MINNEAPOLIS (WCCO) — Minnesota health officials reported 690 new COVID-19 cases on Monday and six additional deaths, bringing the state’s death toll up to 1,985.

The Minnesota Department of Health says the state’s total number of confirmed coronavirus cases is at 92,100. Of them, about 83,500 no longer require isolation.

A total of 303 people are currently in Minnesota hospitals, a number which has increased by seven compared to the day before. Of those, 148 are in the ICU, marking the highest total in of people in ICU in just over a month. Hospitalization figures appear to be on the rise, based on the last week’s worth of figures.

Among those included in the state’s death toll, 1,433 of them involved cases in long-term care (LTC) facilities, which have been particularly hard hit by the pandemic.
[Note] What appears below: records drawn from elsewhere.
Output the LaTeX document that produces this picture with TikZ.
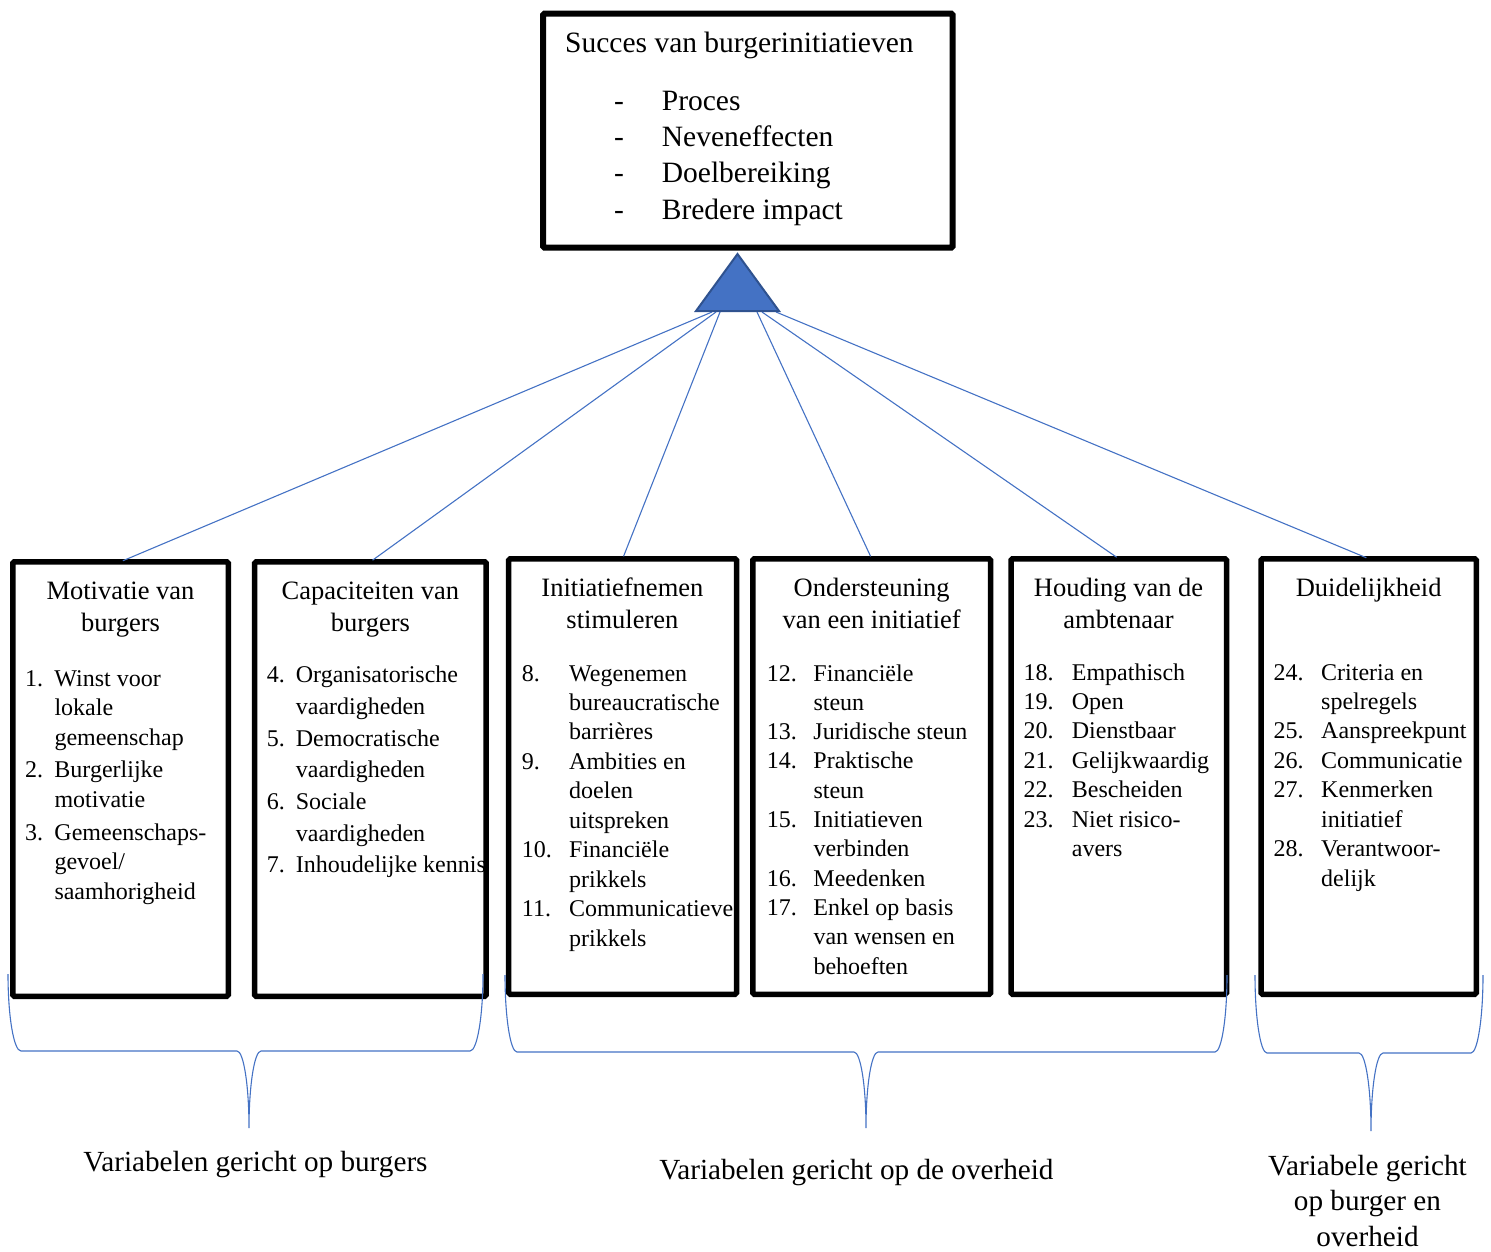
\documentclass[tikz,border=0pt]{standalone}
\usepackage{fontspec}
\setmainfont{Liberation Serif}
\definecolor{wblue}{HTML}{4472C4}
\definecolor{wdblue}{HTML}{2F528F}
\newlength\numw
\newcommand\li[2]{\makebox[\numw][l]{#1}#2}
\begin{document}
\begin{tikzpicture}[x=1pt,y=-1pt,
  box/.style={draw=black, line width=5.5pt, rounded corners=1.5pt, inner sep=0pt, outer sep=0pt},
  conn/.style={wblue, line width=1.1pt, shorten >=2.6pt},
  brace/.style={wblue, line width=1.1pt},
  ttl/.style={inner sep=0pt, anchor=base, font=\fontsize{26.5}{31.7}\selectfont},
  lst/.style={inner sep=0pt, anchor=base west},
  lbl/.style={inner sep=0pt, anchor=base, font=\fontsize{29.2}{35.5}\selectfont}]
\useasboundingbox (0,0) rectangle (1491,1251);

% ---------- texts (drawn first, boxes on top) ----------
\node[inner sep=0pt, anchor=base west, font=\fontsize{29.5}{36.4}\selectfont] (toptitle) at (565,52.7) {Succes van burgerinitiatieven};
\node[lst, font=\fontsize{29.5}{36.4}\selectfont] (toplist) at (614,110) {\setlength\numw{47.7pt}\begin{tabular}[t]{@{}l@{}}
\li{-}{Proces}\\ \li{-}{Neveneffecten}\\ \li{-}{Doelbereiking}\\ \li{-}{Bredere impact}\end{tabular}};

\node[ttl] (t1) at (120.5,599.3) {\begin{tabular}[t]{@{}c@{}}Motivatie van\\ burgers\end{tabular}};
\node[ttl] (t2) at (370.4,599.3) {\begin{tabular}[t]{@{}c@{}}Capaciteiten van\\ burgers\end{tabular}};
\node[ttl] (t3) at (622.4,596.7) {\begin{tabular}[t]{@{}c@{}}Initiatiefnemen\\ stimuleren\end{tabular}};
\node[ttl] (t4) at (871.7,596.7) {\begin{tabular}[t]{@{}c@{}}Ondersteuning\\ van een initiatief\end{tabular}};
\node[ttl] (t5) at (1118.6,596.7) {\begin{tabular}[t]{@{}c@{}}Houding van de\\ ambtenaar\end{tabular}};
\node[ttl] (t6) at (1368.7,596.7) {Duidelijkheid};

\node[lst, font=\fontsize{24}{29.6}\selectfont] (l1) at (25,686) {\setlength\numw{29.3pt}\begin{tabular}[t]{@{}l@{}}
\li{1.}{Winst voor}\\ \li{}{lokale}\\ \li{}{gemeenschap}\\[3.1pt]
\li{2.}{Burgerlijke}\\ \li{}{motivatie}\\[3.1pt]
\li{3.}{Gemeenschaps-}\\ \li{}{gevoel/}\\ \li{}{saamhorigheid}\end{tabular}};

\node[lst, font=\fontsize{24}{31.7}\selectfont] (l2) at (266.7,682.7) {\setlength\numw{29pt}\begin{tabular}[t]{@{}l@{}}
\li{4.}{Organisatorische}\\ \li{}{vaardigheden}\\
\li{5.}{Democratische}\\ \li{}{vaardigheden}\\
\li{6.}{Sociale}\\ \li{}{vaardigheden}\\
\li{7.}{Inhoudelijke kennis}\end{tabular}};

\node[lst, font=\fontsize{24}{29.45}\selectfont] (l3) at (521.7,681) {\setlength\numw{47.3pt}\begin{tabular}[t]{@{}l@{}}
\li{8.}{Wegenemen}\\ \li{}{bureaucratische}\\ \li{}{barrières}\\
\li{9.}{Ambities en}\\ \li{}{doelen}\\ \li{}{uitspreken}\\
\li{10.}{Financiële}\\ \li{}{prikkels}\\
\li{11.}{Communicatieve}\\ \li{}{prikkels}\end{tabular}};

\node[lst, font=\fontsize{24}{29.3}\selectfont] (l4) at (766.7,681) {\setlength\numw{46.6pt}\begin{tabular}[t]{@{}l@{}}
\li{12.}{Financiële}\\ \li{}{steun}\\
\li{13.}{Juridische steun}\\
\li{14.}{Praktische}\\ \li{}{steun}\\
\li{15.}{Initiatieven}\\ \li{}{verbinden}\\
\li{16.}{Meedenken}\\
\li{17.}{Enkel op basis}\\ \li{}{van wensen en}\\ \li{}{behoeften}\end{tabular}};

\node[lst, font=\fontsize{24}{29.45}\selectfont] (l5) at (1023.3,680) {\setlength\numw{48.4pt}\begin{tabular}[t]{@{}l@{}}
\li{18.}{Empathisch}\\
\li{19.}{Open}\\
\li{20.}{Dienstbaar}\\
\li{21.}{Gelijkwaardig}\\
\li{22.}{Bescheiden}\\
\li{23.}{Niet risico-}\\ \li{}{avers}\end{tabular}};

\node[lst, font=\fontsize{24}{29.43}\selectfont] (l6) at (1273.3,680) {\setlength\numw{47.7pt}\begin{tabular}[t]{@{}l@{}}
\li{24.}{Criteria en}\\ \li{}{spelregels}\\
\li{25.}{Aanspreekpunt}\\
\li{26.}{Communicatie}\\
\li{27.}{Kenmerken}\\ \li{}{initiatief}\\
\li{28.}{Verantwoor-}\\ \li{}{delijk}\end{tabular}};

% ---------- boxes ----------
\node[box, line width=6pt, minimum width=409.7pt, minimum height=234pt] (top) at (747.85,130.7) {};
\node[box, minimum width=215.5pt, minimum height=434.5pt] (b1) at (120.5,779) {};
\node[box, minimum width=231.5pt, minimum height=434.5pt] (b2) at (370.4,779) {};
\node[box, minimum width=227.8pt, minimum height=435.5pt] (b3) at (622.6,776.5) {};
\node[box, minimum width=237.8pt, minimum height=435.5pt] (b4) at (871.7,776.5) {};
\node[box, minimum width=215.5pt, minimum height=435.5pt] (b5) at (1118.8,776.5) {};
\node[box, minimum width=215.2pt, minimum height=435.5pt] (b6) at (1368.7,776.5) {};

% ---------- connectors ----------
\coordinate (s1) at (712,312);
\coordinate (s2) at (716,312);
\coordinate (s3) at (720,312);
\coordinate (s4) at (757,312);
\coordinate (s5) at (762,312);
\coordinate (s6) at (776,312);
\draw[conn] (s1) -- (b1.north);
\draw[conn] (s2) -- (b2.north);
\draw[conn] (s3) -- (b3.north);
\draw[conn] (s4) -- (b4.north);
\draw[conn] (s5) -- (b5.north);
\draw[conn] (s6) -- (b6.north);

% ---------- triangle ----------
\coordinate (apex) at (737.5,254);
\coordinate (tl) at (696,311);
\coordinate (tr) at (779,311);
\draw[fill=wblue, draw=wdblue, line width=2pt, line join=miter] (apex) -- (tr) -- (tl) -- cycle;

% ---------- braces ----------
\draw[brace] (8,974) .. controls (8,1016.5) and (13.8,1051) .. (21,1051) -- (237,1051)
  .. controls (243.6,1051) and (249,1085.5) .. (249,1128)
  .. controls (249,1085.5) and (254.4,1051) .. (261,1051) -- (470,1051)
  .. controls (477.2,1051) and (483,1016.5) .. (483,974);
\draw[brace] (505,975) .. controls (505,1017.5) and (510.4,1052) .. (517,1052) -- (854,1052)
  .. controls (860.6,1052) and (866,1086) .. (866,1128)
  .. controls (866,1086) and (871.4,1052) .. (878,1052) -- (1215,1052)
  .. controls (1221.6,1052) and (1227,1017.5) .. (1227,975);
\draw[brace] (1255,975) .. controls (1255,1018) and (1260.4,1053) .. (1267,1053) -- (1359,1053)
  .. controls (1365.6,1053) and (1371,1088) .. (1371,1131)
  .. controls (1371,1088) and (1376.4,1053) .. (1383,1053) -- (1471,1053)
  .. controls (1477.6,1053) and (1483,1018) .. (1483,975);

% ---------- bottom labels ----------
\node[lbl] (g1) at (255.5,1171.7) {Variabelen gericht op burgers};
\node[lbl] (g2) at (856.5,1179.5) {Variabelen gericht op de overheid};
\node[lbl] (g3) at (1367.5,1175) {\begin{tabular}[t]{@{}c@{}}Variabele gericht\\ op burger en\\ overheid\end{tabular}};
\end{tikzpicture}
\end{document}
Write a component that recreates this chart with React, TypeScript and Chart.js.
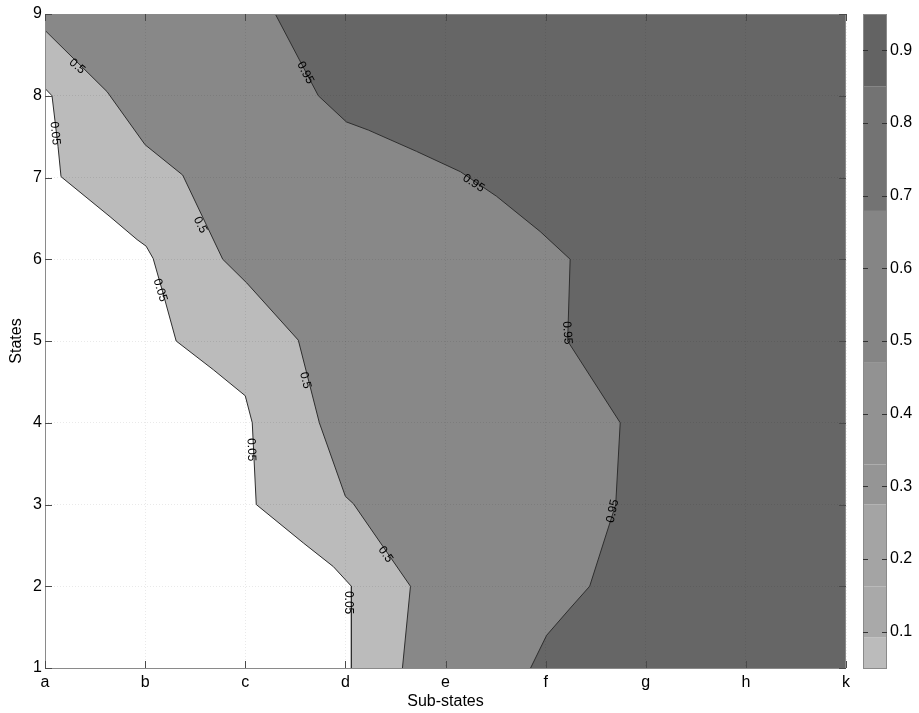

MORE: MDH’s Situation Update For COVID-19

Health officials say approximately 1.32 million Minnesotans have been tested for the virus so far. More than 10,300 tests were completed in the last 24 hours.

Health officials are monitoring the state’s positivity rate. According to the “Dial Back Dashboard,” Minnesota’s positivity rate has hovered just under 5% since the start of the month, however as of September 10, the positivity rate briefly dropped to 4%. If the rate were to soar to 15% or climb 5% over 14 days, health officials would consider tightening COVID-19 restrictions.

One of the other measures by which the state determines COVID-19’s progression or regression here is the number of new positive cases per 100,000 residents. By that measure, the latest available rolling averages point to a spike in figures, with the latest number standing at 13 per 100,000, whereas yesterday the rolling average was at 10. The highest number yet reported on that metric has been 14 per 100,000 in late August.

On Tuesday, the Centers for Disease Control and Prevention released new guidelines for celebrating Halloween, stating going door to door to trick-or-treat and handing the candy is high risk for spreading COVID-19. But leaving an individual bag of candy for kids to grab is only a moderate risk.